Le cœur du problème réside dans l’emploi. Nos sociétés courent comme des dératées après un plein emploi qu’aujourd’hui rien ne justifie, sauf (mais c’est fondamental!) la recherche d’un revenu. Même si l’on sait qu’historiquement une société a besoin de beaucoup de temps pour intégrer dans son inconscient puis dans sa pratique une réforme révolutionnaire, il est tout de même étonnant que nos sociétés postindustrielles dotées de techniques capables de décharger l’homme d’innombrables activités répétitives et fastidieuses, ne parviennent pas à penser le non-travail. Ou à penser une répartition de la richesse sociale détachée des contingences du travail salarié.
Il y a certes des chercheurs qui tracent des pistes, parmi lesquels se distinguent en France des gens comme Yann Moulier-Boutang, Yoland Bresson ou André Gorz, pour n’en citer que trois. Mais leur audience reste limitée, confinée à des cercles de fidèles, et ce malgré une couverture médiatique non négligeable. Bresson apparaît à la télévision, cause à la radio, mais prêche dans le désert. Manifestement, la fatalité du travail salarié plombe nos cerveaux.
Or après avoir vidé les campagnes de leurs paysans (en Suisse, dans les années d’après-guerre) et les usines de leurs ouvriers (dans les années 1970), on purge depuis peu le tertiaire à coup de milliers de licenciements. Il est évident que l’emploi ne peut plus (malgré l’immigration, mais c’est un autre problème) concerner tout le monde, à moins de retomber dans les travers des pays socialistes où pour assurer le plein emploi, on postait avec intelligence trois garçons d’ascenseurs devant un ascenseur en panne et voué à le rester.
Nous comptons pour le moment encore moins de 200’000 chômeurs, mais ce nombre est appelé à gonfler, comme il gonflera encore dans la vieille Europe.

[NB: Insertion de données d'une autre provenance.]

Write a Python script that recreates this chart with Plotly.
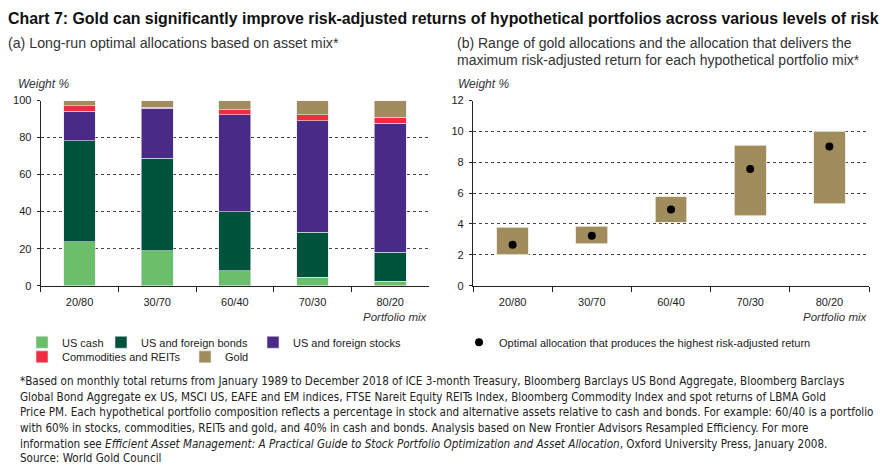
import plotly.graph_objects as go

W, H = 895, 472

categories = ["20/80", "30/70", "60/40", "70/30", "80/20"]
us_cash = [23.7, 18.9, 8.1, 4.6, 2.5]
bonds = [54.6, 49.8, 31.8, 24.4, 15.7]
stocks = [16.0, 27.2, 52.5, 60.0, 69.4]
commodities = [2.9, 0.6, 2.7, 3.4, 3.4]
gold = [2.8, 3.5, 4.9, 7.6, 9.0]

gold_low = [2.0, 2.73, 4.1, 4.52, 5.32]
gold_high = [3.78, 3.85, 5.75, 9.09, 10.0]
gold_opt = [2.66, 3.23, 4.94, 7.56, 9.02]

series_names = ["US cash", "US and foreign bonds", "US and foreign stocks",
                "Commodities and REITs", "Gold"]
colors = ["#6bbf6a", "#00533b", "#482b86", "#ee2e40", "#a18c5e"]
series_vals = [us_cash, bonds, stocks, commodities, gold]

FONT = "Liberation Sans, Arial, sans-serif"
NARROW = "Liberation Sans Narrow, DejaVu Sans Condensed, sans-serif"

def px_x(x):
    return x / W

def px_y(y):
    return 1 - y / H

fig = go.Figure()

for i, (name, vals, col) in enumerate(zip(series_names, series_vals, colors)):
    lg = "legend" if i == 0 else f"legend{i+1}"
    fig.add_trace(go.Bar(
        x=categories, y=vals, name=name,
        marker=dict(color=col, line=dict(color="#e8e4f0", width=0.6)),
        width=0.41, xaxis="x", yaxis="y", legend=lg, showlegend=True))

fig.add_trace(go.Bar(
    x=categories, y=[h - l for h, l in zip(gold_high, gold_low)], base=gold_low,
    marker=dict(color=colors[4], line=dict(color="#ece6d6", width=0.8)),
    width=0.4, xaxis="x2", yaxis="y2", showlegend=False))
fig.add_trace(go.Scatter(
    x=categories, y=gold_opt, mode="markers",
    name="Optimal allocation that produces the highest risk-adjusted return",
    marker=dict(color="black", size=8), xaxis="x2", yaxis="y2", legend="legend6"))

fig.update_layout(barmode="stack")

# legend anchor positions (pixels from top-left)
legend_pos = [(22, 345), (101, 345), (253, 345), (22, 360), (185, 360), (459, 345)]
leg_common = dict(orientation="h", font=dict(family=FONT, size=11, color="#222"),
                  bgcolor="rgba(0,0,0,0)", itemwidth=30, xanchor="left", yanchor="middle",
                  borderwidth=0)
legends = {}
for i, (lx, ly) in enumerate(legend_pos):
    key = "legend" if i == 0 else f"legend{i+1}"
    legends[key] = dict(leg_common, x=px_x(lx), y=px_y(ly))
fig.update_layout(**legends)

ydom = [px_y(287), px_y(97)]
axis_font = dict(family=FONT, size=11, color="#222")
common_x = dict(type="category", showline=True, linecolor="#222", linewidth=1.2,
                ticks="outside", tickson="boundaries", ticklen=5, tickcolor="#222",
                tickfont=axis_font, showgrid=False, range=[-0.5, 4.5], fixedrange=True,
                ticklabelstandoff=6)
common_y = dict(showline=True, linecolor="#222", linewidth=1.2, ticks="outside", ticklen=3,
                tickcolor="#222", tickfont=axis_font, showgrid=True, gridcolor="#444",
                griddash="dot", gridwidth=1, zeroline=False, domain=ydom, ticklabelstandoff=3)

fig.update_layout(
    width=W, height=H, margin=dict(l=0, r=0, t=0, b=0),
    paper_bgcolor="white", plot_bgcolor="white", showlegend=True,
    xaxis=dict(common_x, domain=[px_x(40.7), px_x(429)], anchor="y"),
    yaxis=dict(common_y, range=[0, 100], tickvals=[0, 20, 40, 60, 80, 100], anchor="x"),
    xaxis2=dict(common_x, domain=[px_x(473), px_x(869)], anchor="y2"),
    yaxis2=dict(common_y, range=[0, 12], tickvals=[0, 2, 4, 6, 8, 10, 12], anchor="x2"),
)

annotations = []
def ann(text, x, y, size=11, family=FONT, xanchor="left", yanchor="middle", color="#222"):
    annotations.append(dict(text=text, x=px_x(x), y=px_y(y), xref="paper", yref="paper",
                            showarrow=False, xanchor=xanchor, yanchor=yanchor,
                            font=dict(family=family, size=size, color=color), align="left"))

ann("<b>Chart 7: Gold can significantly improve risk-adjusted returns of hypothetical portfolios across various levels of risk</b>",
    6, 13, size=15.9, color="#111")
ann("(a) Long-run optimal allocations based on asset mix*", 6, 38, size=14.2, color="#333")
ann("(b) Range of gold allocations and the allocation that delivers the", 455, 38, size=14, color="#333")
ann("maximum risk-adjusted return for each hypothetical portfolio mix*", 455, 55, size=14, color="#333")
ann("<i>Weight %</i>", 16, 80, size=12, color="#333")
ann("<i>Weight %</i>", 456, 80, size=12, color="#333")
ann("<i>Portfolio mix</i>", 430, 319, size=11.5, xanchor="right", color="#333")
ann("<i>Portfolio mix</i>", 870, 319, size=11.5, xanchor="right", color="#333")

foot = [
    "*Based on monthly total returns from January 1989 to December 2018 of ICE 3-month Treasury, Bloomberg Barclays US Bond Aggregate, Bloomberg Barclays",
    "Global Bond Aggregate ex US, MSCI US, EAFE and EM indices, FTSE Nareit Equity REITs Index, Bloomberg Commodity Index and spot returns of LBMA Gold",
    "Price PM. Each hypothetical portfolio composition reflects a percentage in stock and alternative assets relative to cash and bonds. For example: 60/40 is a portfolio",
    "with 60% in stocks, commodities, REITs and gold, and 40% in cash and bonds. Analysis based on New Frontier Advisors Resampled Efficiency. For more",
    "information see <i>Efficient Asset Management: A Practical Guide to Stock Portfolio Optimization and Asset Allocation</i>, Oxford University Press, January 2008.",
]
for k, line in enumerate(foot):
    ann(line, 18, 385 + 16 * k, size=11.6, family=NARROW)
ann("Source: World Gold Council", 18, 464, size=11.6, family=NARROW)

fig.update_layout(annotations=annotations)
fig.write_html("out.html", config={"displayModeBar": False},
               post_script="document.body.style.margin='0';document.body.style.overflow='hidden';")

La solution viendra peut-être de chez nos voisins allemands ou français plus prompts que nous à faire une révolution puisque la raison raisonnante n’arrive pas à faire passer le concept. A force de voter alternativement pour la droite ou la gauche dans l’espoir de trouver une solution au chômage, les électeurs réaliseront peut-être que le chômage EST la solution et que le travail salarié tel qu’il s’est imposé à nous au XIXe siècle est condamné à mourir de sa belle mort. En ouvrant ainsi des perspectives affriolantes pour vivre une vie sans angoisse. Avec une répartition décente du revenu non pas national, mais mondial.